Dans la presse

LE FIGARO LITTERAIRE

Bruno Corty

"Trois ans après le Marin à l'ancre, chroniques de voyages écrites sous forme de lettres à un ami disparu, le comédien-réalisateur-bourlingueur Bernard Giraudeau revient avec un recueil de cinq textes coiffé d'une épigraphe de Louis Brauquier :
"J'aime les grands cargos arrêtés dans les rades,
Qui ne se mêlent pas à la vie de la ville
Et libèrent le soir des marins éperdus."
Giraudeau et la mer : une histoire d'amour, une romance sans fin. Enfance à La Rochelle, adolescence à bord de la Jeanne d'Arc, puis, plus tard, réalisation du film Les Caprices d'un fleuve, rôle-titre dans Les Marins perdus d'après Jean-Claude Izzo? Homme pressé qui "court pour ne pas tomber", Giraudeau est aussi un excellent observateur. Quelqu'un qui sait accrocher son regard bleu aux décors, embrasser les êtres, deviner les destins, imaginer naufrages et occasions ratées.
Voici, sous sa plume alerte et précise, Hô Chi Minh-Ville, La Rochelle, Brest, Lisbonne, Buenos Aires : des noms magiques et des paravents derrière les quels se consument des histoires d'amour impossibles, d'inutiles sacrifices, des secrets de famille touchants.
Un père et un fils font l'ultime voyage vers l'Indochine. Entre eux, du temps accumulé, des silences lourds, des questions sans réponses. "Comment ôter la rouille sur les mots justes et clairs, sans déchirer, sans faire mal ? Elle est là, la souffrance. Comment marteler sans blessure ? Comment dire sans heurter ?"
Ailleurs, un marin raconteur d'histoires inocule le virus de l'ailleurs, du voyage au long cours, à sa belle-fille. Cette Lise, qu'il surnomme "bébé koala", est comme une flamme : il veut bien s'y réchauffer mais redoute de s'y brûler. "Le marin apprend à se méfier des murmures, des frôlements, des baisers volés et des larmes à la fonte des cœurs au départ des navires. La mer enseigne aux marins des rêves que les ports assassinent."

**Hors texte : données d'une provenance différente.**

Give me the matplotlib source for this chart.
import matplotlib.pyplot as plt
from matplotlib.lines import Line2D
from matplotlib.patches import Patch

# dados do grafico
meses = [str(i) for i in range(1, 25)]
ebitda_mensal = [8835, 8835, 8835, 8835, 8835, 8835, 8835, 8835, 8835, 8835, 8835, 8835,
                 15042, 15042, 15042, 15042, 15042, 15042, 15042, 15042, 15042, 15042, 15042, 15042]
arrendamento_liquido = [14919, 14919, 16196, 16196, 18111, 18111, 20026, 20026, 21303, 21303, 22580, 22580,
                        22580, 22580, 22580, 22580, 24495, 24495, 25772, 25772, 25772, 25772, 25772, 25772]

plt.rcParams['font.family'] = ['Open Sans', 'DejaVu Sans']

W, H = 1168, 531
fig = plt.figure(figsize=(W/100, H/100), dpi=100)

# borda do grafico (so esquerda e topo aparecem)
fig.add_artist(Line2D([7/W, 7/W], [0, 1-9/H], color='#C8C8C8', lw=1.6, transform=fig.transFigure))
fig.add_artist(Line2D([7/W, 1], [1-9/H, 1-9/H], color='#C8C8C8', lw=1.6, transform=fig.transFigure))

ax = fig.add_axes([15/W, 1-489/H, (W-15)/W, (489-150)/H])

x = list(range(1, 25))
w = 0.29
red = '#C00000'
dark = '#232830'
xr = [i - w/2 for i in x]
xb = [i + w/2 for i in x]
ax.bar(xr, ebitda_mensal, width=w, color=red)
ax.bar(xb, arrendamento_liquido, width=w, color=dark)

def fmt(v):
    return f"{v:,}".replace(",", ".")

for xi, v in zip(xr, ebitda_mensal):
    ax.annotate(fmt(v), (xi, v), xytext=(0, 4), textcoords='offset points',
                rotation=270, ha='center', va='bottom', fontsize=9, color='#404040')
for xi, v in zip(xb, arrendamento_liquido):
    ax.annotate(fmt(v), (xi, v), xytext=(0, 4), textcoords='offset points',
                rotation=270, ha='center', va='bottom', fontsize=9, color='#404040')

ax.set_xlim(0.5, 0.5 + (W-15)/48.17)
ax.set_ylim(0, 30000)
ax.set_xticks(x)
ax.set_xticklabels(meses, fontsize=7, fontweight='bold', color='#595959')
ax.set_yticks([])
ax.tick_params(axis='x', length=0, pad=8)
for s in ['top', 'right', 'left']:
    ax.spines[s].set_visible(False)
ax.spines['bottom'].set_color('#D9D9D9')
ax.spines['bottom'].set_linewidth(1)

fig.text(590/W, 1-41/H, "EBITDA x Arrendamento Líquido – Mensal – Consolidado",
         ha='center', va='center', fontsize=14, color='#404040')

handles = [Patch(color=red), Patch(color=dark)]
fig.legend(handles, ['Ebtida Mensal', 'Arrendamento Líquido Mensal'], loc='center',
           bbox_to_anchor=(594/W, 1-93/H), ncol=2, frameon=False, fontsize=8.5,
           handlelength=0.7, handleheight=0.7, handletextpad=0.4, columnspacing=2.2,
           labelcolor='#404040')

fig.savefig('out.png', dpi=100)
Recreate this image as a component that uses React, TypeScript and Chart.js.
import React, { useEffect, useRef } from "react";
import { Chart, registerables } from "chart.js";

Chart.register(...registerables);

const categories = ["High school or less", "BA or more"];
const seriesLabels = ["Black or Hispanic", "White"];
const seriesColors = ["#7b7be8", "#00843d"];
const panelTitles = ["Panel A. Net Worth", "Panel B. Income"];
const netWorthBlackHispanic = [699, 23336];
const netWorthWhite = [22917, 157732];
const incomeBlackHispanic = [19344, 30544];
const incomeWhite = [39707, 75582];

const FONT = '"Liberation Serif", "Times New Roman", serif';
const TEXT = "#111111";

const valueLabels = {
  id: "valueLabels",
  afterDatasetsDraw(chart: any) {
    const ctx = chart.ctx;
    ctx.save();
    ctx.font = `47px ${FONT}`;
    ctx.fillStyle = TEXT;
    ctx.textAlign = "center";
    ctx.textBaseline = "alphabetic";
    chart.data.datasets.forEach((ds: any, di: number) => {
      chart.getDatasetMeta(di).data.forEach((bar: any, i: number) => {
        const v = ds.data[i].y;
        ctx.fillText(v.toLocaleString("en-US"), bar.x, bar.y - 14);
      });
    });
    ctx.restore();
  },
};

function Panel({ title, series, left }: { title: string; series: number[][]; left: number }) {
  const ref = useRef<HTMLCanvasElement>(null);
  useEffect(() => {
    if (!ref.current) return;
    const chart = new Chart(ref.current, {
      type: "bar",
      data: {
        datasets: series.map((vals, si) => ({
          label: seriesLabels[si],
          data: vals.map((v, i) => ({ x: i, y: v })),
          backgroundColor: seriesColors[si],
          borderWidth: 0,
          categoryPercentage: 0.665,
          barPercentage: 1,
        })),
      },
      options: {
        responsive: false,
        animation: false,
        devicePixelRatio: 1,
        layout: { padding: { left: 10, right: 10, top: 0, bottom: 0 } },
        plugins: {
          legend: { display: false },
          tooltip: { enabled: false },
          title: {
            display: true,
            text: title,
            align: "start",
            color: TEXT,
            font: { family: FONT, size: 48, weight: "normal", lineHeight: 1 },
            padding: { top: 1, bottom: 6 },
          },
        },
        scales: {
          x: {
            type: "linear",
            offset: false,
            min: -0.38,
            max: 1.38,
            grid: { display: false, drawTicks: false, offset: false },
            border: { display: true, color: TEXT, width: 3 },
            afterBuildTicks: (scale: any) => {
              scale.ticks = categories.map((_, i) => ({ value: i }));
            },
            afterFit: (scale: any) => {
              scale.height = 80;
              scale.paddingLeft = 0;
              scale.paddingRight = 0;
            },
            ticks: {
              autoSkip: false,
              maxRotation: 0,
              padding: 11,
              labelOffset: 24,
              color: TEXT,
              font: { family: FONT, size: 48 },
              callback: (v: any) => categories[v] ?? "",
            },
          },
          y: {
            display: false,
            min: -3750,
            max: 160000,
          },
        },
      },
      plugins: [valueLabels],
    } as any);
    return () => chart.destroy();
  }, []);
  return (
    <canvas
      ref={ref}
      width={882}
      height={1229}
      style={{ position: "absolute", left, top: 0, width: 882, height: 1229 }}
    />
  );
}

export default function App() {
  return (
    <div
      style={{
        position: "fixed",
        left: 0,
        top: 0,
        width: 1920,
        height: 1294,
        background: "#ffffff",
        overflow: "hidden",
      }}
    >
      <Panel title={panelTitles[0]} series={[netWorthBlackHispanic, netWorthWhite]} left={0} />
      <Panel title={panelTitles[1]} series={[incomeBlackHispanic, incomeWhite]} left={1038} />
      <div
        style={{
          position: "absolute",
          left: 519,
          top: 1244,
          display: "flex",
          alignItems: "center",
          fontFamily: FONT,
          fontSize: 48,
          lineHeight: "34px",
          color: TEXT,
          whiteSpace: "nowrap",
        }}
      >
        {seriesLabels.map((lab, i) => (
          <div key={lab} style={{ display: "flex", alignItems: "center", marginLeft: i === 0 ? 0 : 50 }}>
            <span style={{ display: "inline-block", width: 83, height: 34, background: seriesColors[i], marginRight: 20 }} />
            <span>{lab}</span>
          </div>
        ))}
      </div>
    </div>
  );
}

Giraudeau s'attarde donc sur les hommes à terre. Là où ils sont le plus vulnérable. Dans les villes, les rêves d'horizons lointains, de possible bonheur, s'égratignent et se brisent au contact du réel. Loin de l'eau, les marins tanguent sur le pavé, s'écorchent à la grisaille. Billy est de ceux-là. Sur son bateau, il ne redoute rien. "Il n'aimait pas la violence des hommes, il aimait celle de la mer, sentir que la mort pouvait à tout instant avoir un ultime caprice." Lors d'une escale à Buenos Aires, Billy trompe la mer avec une femme mystérieuse : "Elle ne fumait pas comme les autres phalènes et ne demanda pas à boire. Elle ne battait pas des ailes. Elle était posée, délicate." Comme une lame prête à trancher dans la vie?

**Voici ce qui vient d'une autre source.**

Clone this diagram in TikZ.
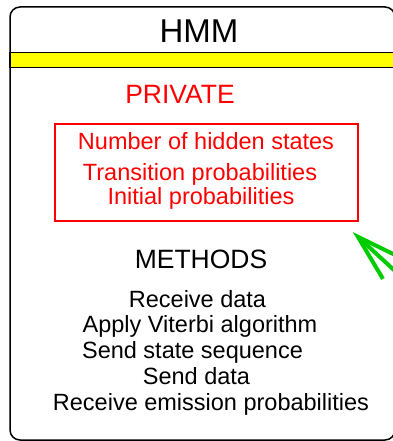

Plus loin, Giraudeau évoque Diego l'Angolais, "frère de la nuit", amoureux d'un fantôme cap-verdien. Il raconte la belle histoire de Jeanne et de son Ange, timide marin Breton, à La Rochelle. Il est à l'aise avec ses mots, comme il l'est avec ceux des autres, à la scène ou à l'écran. Il a le sens de la formule mais n'en abuse pas. Ne se regarde pas écrire. Ne répugne pas aux images crues. Ce qui touche le plus dans son univers, c'est une certaine mélancolie. Saudade suintant des ruelles de l'Alfama, dans une Lisbonne qu'il aime et dépeint jusque dans sa saleté, ses bruits, ses odeurs. L'un des narrateurs, double à peine déguisé, dit : "J'aime les errances attentives, les voyages éveillés. Je fouille la terre, derrière les ombres, les murs, au-delà du regard de cette femme qui fixe le temps suspendu."

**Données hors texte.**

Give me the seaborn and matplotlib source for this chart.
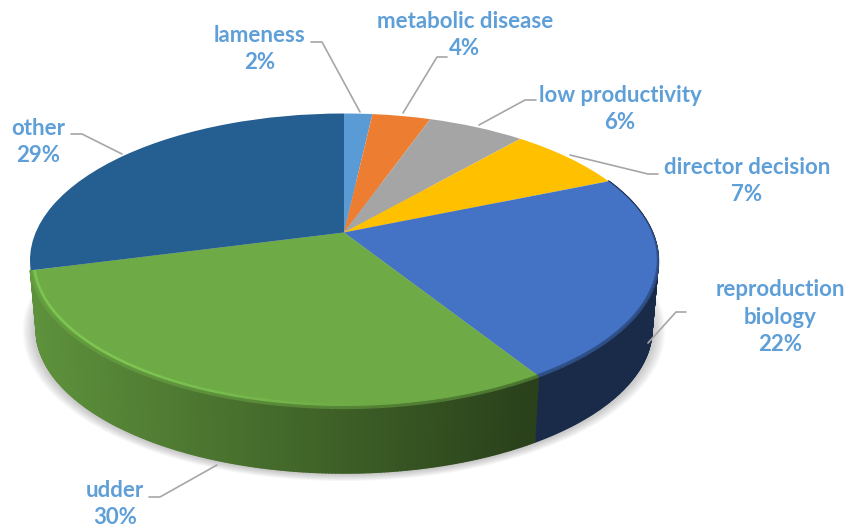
import numpy as np
import matplotlib
matplotlib.use('Agg')
import matplotlib.pyplot as plt
from matplotlib.collections import LineCollection, PolyCollection
from matplotlib.transforms import Affine2D, Transform
import seaborn as sns

categories = ['lameness', 'metabolic disease', 'low productivity', 'director decision',
              'reproduction\nbiology', 'udder', 'other']
shares = [1.75, 3.6, 6.0, 7.3, 22.49, 29.76, 29.1]
slice_colors = ['#5B9BD5', '#ED7D31', '#A5A5A5', '#FFC000', '#4472C4', '#6EAB46', '#255E91']

# Label centres and leader lines, in pixels of the picture
label_pos = [(260, 49), (465, 35), (620, 109), (747, 181), (780, 317), (115, 504), (38, 142)]
leaders = [
    [(311, 42), (322, 42), (360, 112)],
    [(447, 57), (437, 57), (403, 113)],
    [(536, 100), (525, 100), (479, 125)],
    [(658, 174), (648, 174), (570, 155)],
    [(686, 312), (676, 312), (648, 343)],
    [(149, 497), (160, 497), (217, 465)],
    [(71, 134), (82, 134), (122, 154)],
]

# Tilted disc geometry
cx, cy = 344, 232.5
sx, sy = 308.3, 141.6
tilt = 0.19
depth = 69
shrink = 0.98


class TiltedDisc(Transform):
    input_dims = 2
    output_dims = 2
    is_separable = False
    has_inverse = False

    def transform_non_affine(self, values):
        x, y = np.asarray(values).T
        w = 1 + tilt * y
        return np.column_stack([x / w, y / w])


def rim(theta, r=1.0):
    t = np.radians(theta)
    pts = TiltedDisc().transform_non_affine(np.column_stack([r * np.cos(t), r * np.sin(t)]))
    return cx + sx * pts[:, 0], cy - sy * pts[:, 1]


def lower(px, py):
    return cx + shrink * (px - cx), cy + depth + shrink * (py - cy)


def wall_shade(x):
    return np.clip(0.85 - 0.47 * (x - 33) / 497, 0.38, 0.85)


sns.set_theme(style='white')
plt.rcParams['font.family'] = ['Lato', 'DejaVu Sans']
palette = sns.color_palette(slice_colors)

fig = plt.figure(figsize=(8.49, 5.31), dpi=100)
ax = fig.add_axes([0, 0, 1, 1])

wedges, _ = ax.pie(shares, colors=palette, startangle=90, counterclock=False,
                   wedgeprops={'linewidth': 0})
ax.set_aspect('auto')
ax.set_xlim(0, 849)
ax.set_ylim(531, 0)
ax.axis('off')

to_pixels = TiltedDisc() + Affine2D().scale(sx, -sy).translate(cx, cy) + ax.transData
for w in wedges:
    w.set_transform(to_pixels)
    w.set_zorder(3)

# Soft shadow under the disc
full = np.linspace(0, 360, 240)
bx, by = lower(*rim(full))
for i in range(12):
    grow = 1 + i * 0.004
    sh = np.column_stack([cx + grow * (bx - cx), cy + 74 + grow * (by - cy - 74) + 1])
    ax.fill(sh[:, 0], sh[:, 1], color='#606060', alpha=0.035, lw=0, zorder=1)

# Side wall and rim bevel, only the two front slices show a wall
for i, w in enumerate(wedges):
    if i not in (4, 5):
        continue
    base = np.array(palette[i])
    th = np.linspace(w.theta1, w.theta2, max(int(w.theta2 - w.theta1) * 2, 8))
    px, py = rim(th)
    qx, qy = lower(px, py)
    polys, cols = [], []
    for j in range(len(th) - 1):
        polys.append([(px[j], py[j]), (px[j + 1], py[j + 1]), (qx[j + 1], qy[j + 1]), (qx[j], qy[j])])
        cols.append(base * wall_shade((px[j] + px[j + 1]) / 2))
    ax.add_collection(PolyCollection(polys, facecolors=cols, edgecolors='face', linewidths=1.4,
                                     zorder=2 + (i == 5) * 0.5))

    segs = [[(px[j], py[j]), (px[j + 1], py[j + 1])] for j in range(len(th) - 1)]
    mids = (px[:-1] + px[1:]) / 2
    blend = [base * (0.5 + 0.5 * wall_shade(m)) for m in mids]
    widths = np.clip((py[:-1] - 190) / 40, 0.4, 2.6)
    ax.add_collection(LineCollection(segs, colors=blend, linewidths=widths, zorder=4))
    if i == 5:
        hx, hy = rim(th, 0.988)
        segs = [[(hx[j], hy[j]), (hx[j + 1], hy[j + 1])] for j in range(len(th) - 1)]
        mids = (hx[:-1] + hx[1:]) / 2
        glow = np.clip((360 - mids) / 230, 0, 1)
        light = [tuple(base + g * np.array([0.07, 0.11, 0.05])) for g in glow]
        ax.add_collection(LineCollection(segs, colors=light, linewidths=1.8, zorder=4))

# Leader lines
for line in leaders:
    xs, ys = zip(*line)
    ax.plot(xs, ys, color='#A6A6A6', lw=1.2, zorder=5, solid_joinstyle='round')

# Category and percentage labels
for name, share, (lx, ly) in zip(categories, shares, label_pos):
    ax.text(lx, ly, f'{name}\n{share:.0f}%', ha='center', va='center', color='#5F9FD8',
            fontsize=16, fontweight='bold', linespacing=1.36, zorder=6)

fig.savefig('out.png', dpi=100)
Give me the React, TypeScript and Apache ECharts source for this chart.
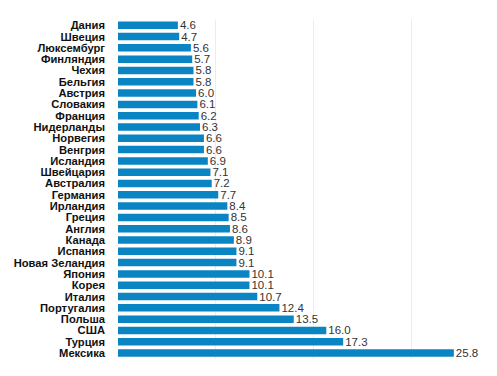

On est bien dans l'univers de Giraudeau. Comme on l'est chez l'Arturo Pérez-Reverte du Cimetière des bateaux sans nom. Des hommes fiers. Solitaires. Fraternels. Drôles.
Après des chroniques, des nouvelles, des contes pour enfant, un scénario chilien, l'artiste Giraudeau n'a plus qu'un mot à ajouter à sa déjà belle panoplie : roman."